If you are not going to use the pasta immediately, wrap it up in plastic wrap. You can refrigerate it up to 2 days or so but make sure you let it sit at room temperature before rolling it out. Use the dough scraper to cut into small workable pieces.
I absolutely love my Atlas Pasta Maker because without it, it is hard to bring myself to go through the whole process of making pasta. Without one, you have to roll the pasta as thin as possible with a rolling pin which is extremely difficult and then slice the pasta thinly with a knife. It probably takes 5 times longer without one. It’s an investment for sure, but not a huge one. You can pick it up from Sur La Table for $80.
You shouldn’t really let the pasta sit folded like this or it might stick together, but it made such a nice picture!
Pass the pasta through the machine, gradually making it thinner and thinner.
Dust a bit of semolina on the pasta sheets.
After the sheets have dried a bit (5-10 minutes), you will pass the sheets through the pasta cutting side of the machine.
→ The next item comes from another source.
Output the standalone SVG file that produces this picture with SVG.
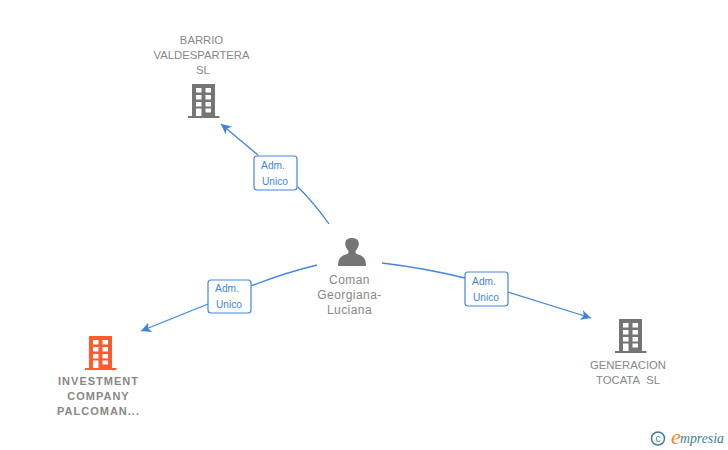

I don’t have a drying rack, so I just lay the pasta flat on a bit of parchment paper. And it’s ready to go! To cook the pasta it just needs about 7-8 minutes in well salted and olive oiled boiling water.
This particular night I chose to make a simple alfredo but the possibilities are endless! Hopefully you will notice a HUGE difference in the pasta. The pasta is soft and delicate and you can definitely tell it is fresh!
Fresh Pasta Recipe adapted from David Lebovitz
- 7/8 cup all-purpose flour
- 7/8 cup semolina
- 2 large eggs, at room temperature
Mix together the flour and semolina and create a mound on the counter top with a crater in the center. Crack the eggs into the center of the flour and semolina. Use your fingers or a fork to gradually draw the dry ingredients into the center, mixing them with the eggs. The dough will be hard to mix at first – a pastry scraper will help you draw it all together – but eventually it will come together and be relatively smooth.
Knead the dough with the heel of your hand for 5-10 minutes until the dough is very smooth. The dough should not feel sticky. If it sticks to your fingers, knead in a small amount of flour, just enough so your fingers come away clean when you pull them away. Wrap the dough and let it sit at room temperature for an hour.